Sometimes a dancer is more than a dancer - think Pavlova, think Nijinsky, or Astaire, or Baryshnikov, and then think Farrell. I was hardly more than a baby when I saw my first dancing - probably at the movies, but I'm not sure. I am absolutely sure, though, that once knowing that you could move your body to music, that knowledge transformed both the music and the body; the body was made to move, and the music you then heard from head to toe and from the inside out.

Of the five dancers I name above, only two did I see in live performance - Baryshnikov and Farrell. Both I saw with the NYCB, in their Chicago seasons in my late youth, when George Balanchine was still alive and that company was in its late prime. The company was full of tremendous dancers (and Baryshnikov was with them to add to his already prodigious vocabulary), but it was seeing Farrell that was life-changing. The ballet was Agon, Stravinsky from the '50's and written for (and with) Balanchine. It was not made on her, originally, but I had never seen anything like it. Her partner (as in the picture above) was Peter Martins, and for all the music's and the choreography's spikiness - listen to a recording, if you can fucking find one anymore - it is a reiteration of very old courtly dances. Arlene Croce once wrote something to the effect that ballet exalts manners and civilization, but it also contains the unspeakable; Agon is like that. What I saw Farrell do was combine them, in the same moment, in the great pas-de-deux - conquest and submission, and mercy, too.

I saw her in other things - dances that had been made on her, notably two performances of Vienna Waltzes in which she carries the final act (to Richard Strauss's suite from Der Rosenkavalier), for much of it almost alone on stage, from isolation, though fleeting partnerships, to a kind of self-immolation exit the like of which I have never seen. The exit ushers in the final luscious tableau of swirling partners, but it's a renunciation (not unlike the opera's Marschallin) that you remember - and the suggestion of much darker things. To do all that is being more than a dancer. I don't even know what the word for it is.

In Venice, California, I used to sit house for some friends - looked after their cats, get a respite - and I got to know their neighbors (e.g., look down from above on the hair-transplant plugs of the guy who lived beneath them). As it happened, the woman next door started talking about a dance program and she was from Cincinnati and had known Suzy as a kid - girlfriends. Knocked me off my feet, and I told about what I had seen (with more gush), and not too long after that she brought me back, from a trip East, an autograph and a photo of her and Suzanne. A treasure, and lost now, but, whoa, while I had it, it was gold - it still is, and it was a kindness of Suzanne Farrell (who is famously shy about that sort of thing) to acknowledge a fan.

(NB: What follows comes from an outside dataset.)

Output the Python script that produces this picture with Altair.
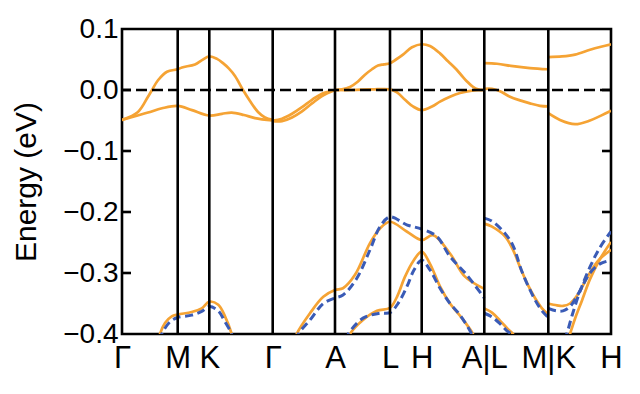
import altair as alt
import pandas as pd

# High-symmetry path positions (arbitrary k-distance units) and labels
kpt_pos = [0, 55.7, 87.3, 150.7, 213, 268, 299.7, 362.3, 426.3, 489]
kpt_labels = ["Γ", "M", "K", "Γ", "A", "L", "H", "A|L", "M|K", "H"]
y_ticks = [-0.4, -0.3, -0.2, -0.1, 0.0, 0.1]

# ---- orange (solid) bands: [k, energy] ----
o1 = [[0, -0.049], [16, -0.036], [26, -0.011], [30, 0.0], [36, 0.016], [45, 0.030], [55.7, 0.034],
      [60, 0.037], [73, 0.042], [80, 0.049], [87.3, 0.055], [95, 0.051], [101, 0.044], [107, 0.035],
      [113, 0.023], [121, 0.0], [128, -0.018], [136, -0.036], [143, -0.045], [150.7, -0.049]]
o2 = [[0, -0.049], [13, -0.043], [26, -0.037], [40, -0.030], [55.7, -0.026], [70, -0.033],
      [87.3, -0.042], [100, -0.039], [109.7, -0.037], [122, -0.041], [133, -0.046], [150.7, -0.050]]
o3 = [[150.7, -0.050], [160, -0.047], [170, -0.039], [180, -0.028], [190, -0.016], [200, -0.006], [213, 0.0]]
o4 = [[150.7, -0.051], [160, -0.051], [170, -0.045], [180, -0.035], [190, -0.022], [200, -0.010], [213, 0.0]]
o5 = [[213, 0.0], [220, 0.001], [228, 0.005], [236, 0.014], [243, 0.025], [250, 0.034], [256, 0.040],
      [262, 0.042], [268, 0.044], [274, 0.050], [281, 0.058], [290, 0.070], [299.7, 0.075], [308, 0.072],
      [318, 0.060], [326, 0.047], [333, 0.036], [339, 0.025], [345, 0.014], [351, 0.005], [356, 0.001],
      [362.3, 0.0]]
o6 = [[213, 0.0], [230, 0.0], [250, 0.001], [268, 0.001], [275, -0.004], [283, -0.016], [291, -0.027],
      [299.7, -0.033], [310, -0.027], [318, -0.019], [328, -0.011], [338, -0.005], [350, -0.001], [362.3, 0.0]]
o7 = [[362.3, 0.044], [375, 0.043], [391, 0.039], [408, 0.036], [426.3, 0.034]]
o8 = [[362.3, 0.002], [370, 0.002], [378, -0.002], [388, -0.011], [398, -0.017], [408, -0.022],
      [418, -0.026], [426.3, -0.027]]
o9 = [[426.3, 0.054], [440, 0.055], [453, 0.058], [468, 0.066], [479, 0.071], [489, 0.075]]
o10 = [[426.3, -0.038], [438, -0.049], [453, -0.056], [468, -0.050], [479, -0.042], [489, -0.034]]
o11 = [[37, -0.41], [38, -0.4], [43, -0.382], [49.7, -0.371], [55.7, -0.368], [69.7, -0.364],
       [79.7, -0.358], [87.3, -0.347], [96.3, -0.352], [103, -0.371], [109.7, -0.4], [111, -0.41]]
o12 = [[173, -0.41], [174.7, -0.4], [188, -0.366], [201.3, -0.339], [213, -0.328], [221, -0.325],
       [233, -0.303], [248, -0.251], [258, -0.227], [268, -0.216], [284.7, -0.232], [299.7, -0.246],
       [311, -0.238], [328, -0.268], [343, -0.306], [362.3, -0.326]]
o13 = [[226, -0.41], [228, -0.4], [241, -0.377], [255, -0.362], [268, -0.357], [275, -0.339],
       [283, -0.306], [291, -0.281], [299.7, -0.265], [308, -0.285], [318, -0.322], [328, -0.350],
       [338, -0.370], [351, -0.4], [353, -0.41]]
o14 = [[362.3, -0.219], [370, -0.224], [383, -0.240], [391, -0.262], [398, -0.290], [406, -0.320],
       [413, -0.341], [420, -0.358], [426.3, -0.368]]
o15 = [[362.3, -0.358], [370, -0.365], [378, -0.378], [386, -0.392], [391, -0.4], [393, -0.41]]
o16 = [[426.3, -0.350], [435, -0.353], [441, -0.354], [448, -0.350], [456, -0.335], [466, -0.305],
       [476, -0.280], [489, -0.262]]
o17 = [[446, -0.41], [448, -0.4], [453, -0.375], [460, -0.345], [468, -0.310], [478, -0.277], [489, -0.249]]

# ---- blue (dashed) bands: [k, energy] ----
b1 = [[38, -0.41], [39.7, -0.4], [48, -0.380], [55.7, -0.373], [69.7, -0.369], [79.7, -0.363],
      [87.3, -0.355], [96.3, -0.362], [103, -0.380], [109.7, -0.4], [111, -0.41]]
b2 = [[174, -0.41], [176.3, -0.4], [188, -0.377], [201.3, -0.350], [213, -0.341], [221, -0.336],
      [234.7, -0.309], [248, -0.262], [258, -0.224], [268, -0.208], [284.7, -0.221], [299.7, -0.228],
      [314.7, -0.240], [328, -0.273], [344.7, -0.303], [362.3, -0.341]]
b3 = [[224, -0.41], [226.3, -0.4], [241, -0.374], [258, -0.366], [268, -0.365], [276, -0.350],
      [285, -0.322], [292, -0.295], [299.7, -0.279], [308, -0.295], [318, -0.325], [328, -0.350],
      [338, -0.369], [349.7, -0.4], [352, -0.41]]
b4 = [[362.3, -0.210], [370, -0.215], [383, -0.235], [391, -0.255], [400, -0.298], [413, -0.344],
      [420, -0.362], [426.3, -0.373]]
b5 = [[362.3, -0.366], [370, -0.372], [378, -0.383], [385, -0.395], [389, -0.4], [391, -0.41]]
b6 = [[426.3, -0.358], [434, -0.362], [441, -0.362], [448, -0.355], [456, -0.335], [468, -0.300],
      [478, -0.285], [489, -0.279]]
b7 = [[442, -0.41], [444.7, -0.4], [450, -0.370], [458, -0.330], [468, -0.290], [478, -0.258], [489, -0.232]]

orange_bands = {"o1": o1, "o2": o2, "o3": o3, "o4": o4, "o5": o5, "o6": o6, "o7": o7, "o8": o8,
                "o9": o9, "o10": o10, "o11": o11, "o12": o12, "o13": o13, "o14": o14, "o15": o15,
                "o16": o16, "o17": o17}
blue_bands = {"b1": b1, "b2": b2, "b3": b3, "b4": b4, "b5": b5, "b6": b6, "b7": b7}


def to_df(bands):
    rows = []
    for name, pts in bands.items():
        for k, e in pts:
            rows.append({"band": name, "k": k, "E": e})
    return pd.DataFrame(rows)


df_orange = to_df(orange_bands)
df_blue = to_df(blue_bands)
df_vlines = pd.DataFrame({"k": kpt_pos[1:-1]})
df_zero = pd.DataFrame({"E": [0.0]})
df_yticks = pd.DataFrame({"E": y_ticks[1:-1]})

ORANGE = "#F5A334"
BLUE = "#3A5BB6"
FONT = "Liberation Sans"

# label expression for the k-path axis
expr = "''"
for pos, lab in reversed(list(zip(kpt_pos, kpt_labels))):
    expr = f"datum.value < {pos + 0.5} ? '{lab}' : ({expr})"

x_scale = alt.Scale(domain=[kpt_pos[0], kpt_pos[-1]], nice=False, zero=False)
y_scale = alt.Scale(domain=[-0.4, 0.1], nice=False, zero=False)

x_axis = alt.Axis(values=kpt_pos, labelExpr=expr, ticks=False, domain=False, grid=False,
                  labelFontSize=31, labelFont=FONT, labelColor="black", labelPadding=9,
                  labelFlush=False, labelOverlap=False, title=None)
y_axis = alt.Axis(values=y_ticks, format=".1f", ticks=False, domain=False, grid=False,
                  labelFontSize=28, labelFont=FONT, labelColor="black", labelPadding=4,
                  labelOverlap=False,
                  title="Energy (eV)", titleFontSize=30, titleFont=FONT, titleFontWeight="normal",
                  titleColor="black", titleX=-87, titleY=152.5, titleAngle=270,
                  titleAlign="center", titleBaseline="alphabetic")

X = alt.X("k:Q", scale=x_scale, axis=x_axis)
Y = alt.Y("E:Q", scale=y_scale, axis=y_axis)

orange = alt.Chart(df_orange).mark_line(
    interpolate="catmull-rom", clip=True, color=ORANGE, strokeWidth=2.7
).encode(x=X, y=Y, detail="band:N")

blue = alt.Chart(df_blue).mark_line(
    interpolate="catmull-rom", clip=True, color=BLUE, strokeWidth=3.0, strokeDash=[8, 4.5]
).encode(x=X, y=Y, detail="band:N")

vlines = alt.Chart(df_vlines).mark_rule(color="black", strokeWidth=2.6).encode(x=X)

zero = alt.Chart(df_zero).mark_rule(color="black", strokeWidth=2.6, strokeDash=[11, 5]).encode(y=Y)

ticks_left = alt.Chart(df_yticks).mark_rule(color="black", strokeWidth=2.6).encode(
    y=Y, x=alt.value(0), x2=alt.value(9))
ticks_right = alt.Chart(df_yticks).mark_rule(color="black", strokeWidth=2.6).encode(
    y=Y, x=alt.value(480), x2=alt.value(489))

chart = alt.layer(orange, blue, vlines, zero, ticks_left, ticks_right).properties(
    width=489, height=305,
    autosize=alt.AutoSizeParams(type="none"),
    padding={"left": 114, "top": 21, "right": 21, "bottom": 52},
    background="white",
).configure_view(stroke="black", strokeWidth=2.6)

chart.save("out.html", embed_options={"renderer": "svg", "actions": False})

I suppose that's what has set Farrell apart in the line of great dancers I listed - all-out commitment, all-out performance, combined with a personal reticence that doesn't take to the runway, that shuns stardom. Muses don't bestow their gifts lightly - which is why poets were always appealing to them, praying to them, to show up this time. She's got a part-time company out of DC, she's coaching and staging with companies all over the world, but that unity of personal performance and the works she inspired and made new - those are gone. Yeats nailed the eternal transience of the art with:

O body swayed to music, O brightening glance,
How can we know the dancer from the dance?

Saturday, December 03, 2005


Where does it hurt, now? Posted by Picasa

Tristes Tropiques

Too many days of this last week have been like the pic above - for me, for my patient. Nightmares for her, broken sleep for me (plus some personal puffy-face torture on account of a tooth). We shall both be OK, but go read Joyce Maynard's piece on rescuing animals in NOLA - there will be more to come, and her published reporting is just a vestige of the full story she has to tell. I'll have more on that later this weekend.

Does make one long for a Brazil of the mind, however.